Артур Скальский

© Байкальские Вести

Культура

4941

06.07.2006, 15:31

60 лет Владимиру Пламеневскому, 10 лет галерее в Листвянке

26 июня прошла негромкая дата, которая имела право быть отмеченной и торжественнее, и шире, — 60-летний юбилей Владимира Пламеневского, архитектора, поэта, художника, основателя картинной галереи на берегу Байкала, в поселке Листвянка.

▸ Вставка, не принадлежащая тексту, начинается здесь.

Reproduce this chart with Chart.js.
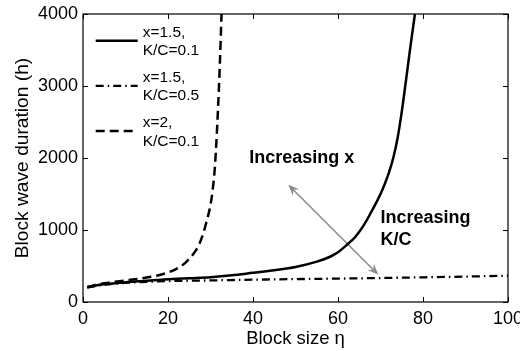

В мае 2003-го Пламеневского не стало, и юбилей прошел без него. Жизнь его не была гладкой, это, кстати, отчетливо прочитывается по его стихам, да и после смерти… В первый же год без хозяина сгорела его картинная галерея — его детище, построенное и оборудованное его руками, одухотворенное его душой.

К счастью, у Володи оказались замечательные родственники. Его брат и тоже архитектор Алексей Пламеневский, променявший тепло юга на суровую Сибирь, переселился сюда, влюбившись в прохладные просторы Байкала, заново отстроил галерею, восстановил ее нормальную работу. И в день 60-летия Пламеневского отмечался еще один юбилей — 10-летие галереи.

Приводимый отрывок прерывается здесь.